Sixteen years. Six CWS appearances in program history but none under Todd Whitting. The Big 12 move has been unkind to a program that dominated the AAC, and with Whitting's contract winding down, 2026 is a season with stakes beyond the diamond. Houston has the talent to be a bubble team — whether they have the margin to break through is the question.
Ian Mejia hit .321 with 14 HR — named All-Big 12 Second Team
Anthony Avalos posted a 3.18 ERA with 94 strikeouts as the Friday ace
Won series at TCU in April for the signature Big 12 road win
Team slugged .421 — best in program history under Whitting
Stole 58 bases while cutting caught-stealing rate to 18%
Key returnees and transfer portal additions
The best position player in the program. Plus bat speed, power to all fields, and shortstop defense that grades out above average. A potential top-5-round draft pick who needs to lead this team to the postseason.
Houston's ace and the pitcher who gives them a chance every Friday. Four-pitch lefty who competes deep into games. Needs to be elite, not just good, for Houston to break through.
Athletic outfielder who does a little of everything. Runs, hits for average, and plays above-average defense in center. The table-setter Whitting needs at the top of the lineup.
Improved significantly behind the plate in 2025. Threw out 34% of base stealers and his bat is trending up. The staff trusts him.
Power righty with a mid-90s fastball. Saturday starter who misses bats but occasionally gets hurt by walks. The ceiling is high if the command tightens.
Left-handed reliever with elite swing-and-miss stuff. The closer by committee in 2025 — could lock down the ninth in 2026 with a bigger role.
Big Ten slugger with plus power who mashed in the Midwest. Houston's biggest portal win — adds a right-handed power bat to the middle of the order.
DFW product who thrived in the WAC. Power fastball/slider combination gives Whitting a Sunday starter or high-leverage bullpen arm.
Cross-town transfer who knows the Houston baseball landscape. Smart hitter with strong defensive instincts at second base.
In-state reliever with a heavy sinker. Ground-ball pitcher who keeps the ball in the park. Adds critical bullpen depth.
Anthony Avalos (8-4, 3.18 ERA, 94 K) is a legitimate Friday ace — a four-pitch lefty who competes deep into games and limits damage. He is the reason Houston can win any series opener. The question is whether the arms behind him can hold serve on Saturday and Sunday, because in 2025 too many winnable series slipped away in games two and three.
Derek Dobyns (3.87 ERA, 68 K) has mid-90s stuff and misses bats. When his command is on, he looks like a Big 12 Saturday arm. When it wavers, he walks himself into trouble. Cody Spence (from Dallas Baptist, 3.24 ERA) competes for the Sunday spot with some returning sophomores. The rotation is viable — it just needs consistency from the two and three slots.

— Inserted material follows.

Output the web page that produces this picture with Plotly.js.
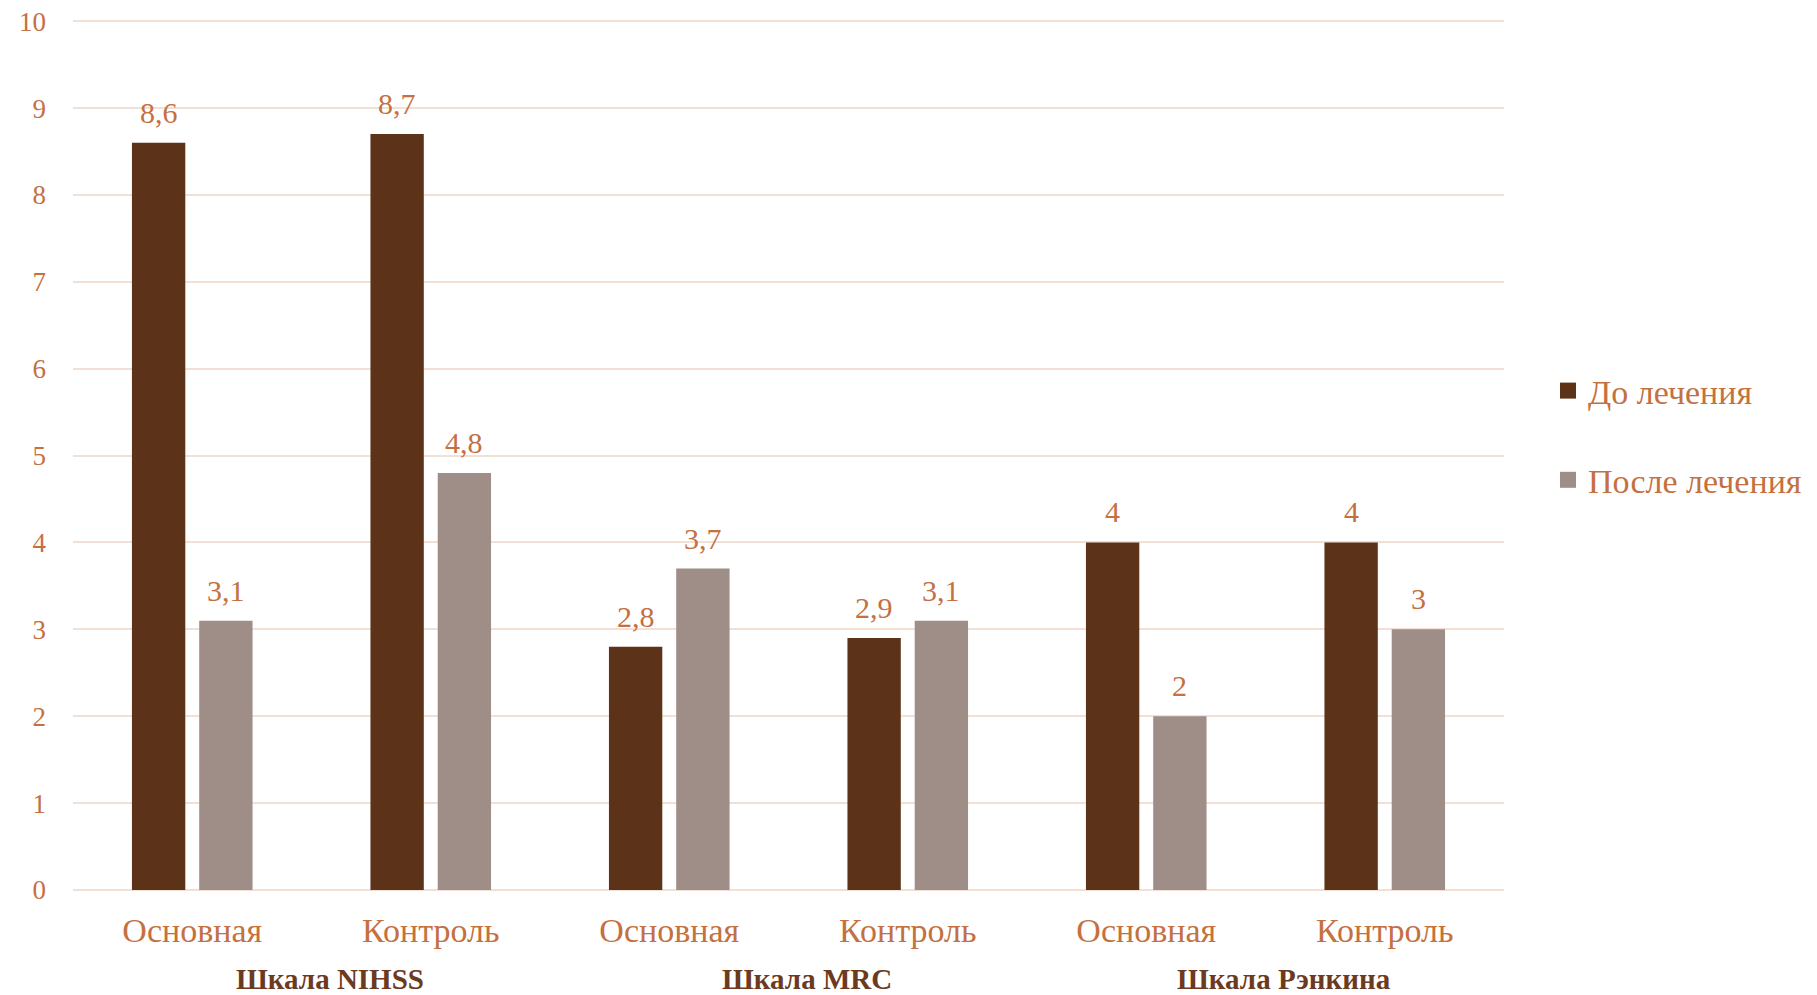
<!DOCTYPE html>
<html>
<head>
<meta charset="utf-8">
<script src="https://cdn.plot.ly/plotly-3.0.1.min.js"></script>
<style>html,body{margin:0;padding:0;background:#fff;}#chart{width:1817px;height:995px;}</style>
</head>
<body>
<div id="chart"></div>
<script>
const groups = ["Шкала NIHSS", "Шкала NIHSS", "Шкала MRC", "Шкала MRC", "Шкала Рэнкина", "Шкала Рэнкина"];
const subs = ["Основная", "Контроль", "Основная", "Контроль", "Основная", "Контроль"];
const groupLabels = ["Шкала NIHSS", "Шкала MRC", "Шкала Рэнкина"];
const seriesNames = ["До лечения", "После лечения"];
const before = [8.6, 8.7, 2.8, 2.9, 4, 4];
const after = [3.1, 4.8, 3.7, 3.1, 2, 3];
const yTicks = [0, 1, 2, 3, 4, 5, 6, 7, 8, 9, 10];

const FONT = "Liberation Serif, Times New Roman, serif";
const ORANGE = "#C5703F";
const DARK = "#5C3219";
const GRAY = "#9E8E87";
const GRID = "#F2E0D5";
const colors = [DARK, GRAY];

const keys = groups.map((g, i) => g + "|" + i);

const traces = [
  {type: "bar", name: seriesNames[0], x: keys, y: before, marker: {color: DARK}, showlegend: false, hoverinfo: "none"},
  {type: "bar", name: seriesNames[1], x: keys, y: after, marker: {color: GRAY}, showlegend: false, hoverinfo: "none"}
];
// legend entries with larger square swatches
seriesNames.forEach((n, s) => {
  traces.push({type: "scatter", mode: "markers", name: n, x: [null], y: [null],
    marker: {symbol: "square", size: 17, color: colors[s]}, legendgroup: "g" + s, hoverinfo: "none"});
});

const fmt = v => String(v).replace(".", ",");
const annotations = [];
[before, after].forEach((arr, s) => {
  arr.forEach((v, i) => {
    annotations.push({
      xref: "x", yref: "y", x: keys[i], y: v, text: fmt(v),
      showarrow: false, yanchor: "bottom", xshift: s === 0 ? -33.6 : 33.6, yshift: 12,
      font: {family: FONT, size: 30, color: ORANGE}
    });
  });
});
groupLabels.forEach((g, j) => {
  annotations.push({
    xref: "x", yref: "paper", x: 2 * j + 0.5, y: -0.1024, yanchor: "middle", xshift: 18,
    text: "<b>" + g + "</b>", showarrow: false,
    font: {family: FONT, size: 29, color: "#6B3A1F"}
  });
});

const layout = {
  width: 1817, height: 995,
  margin: {l: 73, r: 313, t: 19, b: 105, pad: 0},
  paper_bgcolor: "#fff", plot_bgcolor: "#fff",
  barmode: "group", bargap: 0.436, bargroupgap: 0.207,
  font: {family: FONT, color: ORANGE},
  xaxis: {
    type: "category", tickmode: "array", tickvals: keys, ticktext: subs,
    showgrid: false, showline: false, zeroline: false, ticks: "",
    tickfont: {family: FONT, size: 34, color: ORANGE}, ticklabelstandoff: 17
  },
  yaxis: {
    range: [0, 10.025], tickmode: "array", tickvals: yTicks, ticktext: yTicks.map(String),
    showgrid: true, gridcolor: GRID, gridwidth: 2, zeroline: true, zerolinecolor: GRID, zerolinewidth: 2,
    showline: false, ticks: "", tickfont: {family: FONT, size: 27, color: ORANGE}, ticklabelstandoff: 26
  },
  showlegend: true,
  legend: {
    xref: "container", yref: "container", x: 1548 / 1817, y: 1 - 435.5 / 995, xanchor: "left", yanchor: "middle",
    traceorder: "grouped", tracegroupgap: 42, font: {family: FONT, size: 34, color: ORANGE},
    bgcolor: "rgba(0,0,0,0)"
  },
  annotations: annotations
};

Plotly.newPlot("chart", traces, layout, {staticPlot: true, displayModeBar: false});
</script>
</body>
</html>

Lael Lockhart III (2.92 ERA, 4 SV) is the bullpen anchor. Miguel Saldana (from Sam Houston, 2.88 ERA) adds a ground-ball machine in the middle innings. The pen was average in 2025 and needs to be above average for Houston to make a push. Lockhart stepping into a full-time closer role would help structure the late innings.
Ian Mejia (.321, 14 HR, 52 RBI) is the best player on the team and one of the best shortstops in the Big 12. His combination of bat speed, power, and contact is rare — he hit .321 in Big 12 play, not just against midweek opponents. Everything in this lineup revolves around what Mejia does.
Nolan Schubart (from Michigan, .298, 11 HR) gives Mejia protection he did not have in 2025. Rece Ritchey (.261, 6 HR) provides catching production that is trending up. The middle of the order is deeper than last year — three hitters who can leave the yard instead of one.
Jaime Perez (.288, 22 SB) sets the table with speed and on-base ability. Eric Hammond (from Rice, .274) adds a smart bat at second base. The lineup should score more runs than 2025 — the question is whether the improvement is enough to push them from bubble to lock.
20–80 scouting scale
Houston has the pieces to be a postseason team — Mejia is a star, Avalos is a Friday ace, and the portal class addresses real needs. The problem is margin. In 2025 the Cougars went 14-16 in Big 12 play and missed the tournament. They need to flip three or four of those conference losses into wins. Whitting is coaching for his job, which can be galvanizing or suffocating depending on how the early season goes. If the roster comes together, Houston is a regional team. If the inconsistency returns, it is another year of what-ifs for a program that has not been to Omaha since 1967.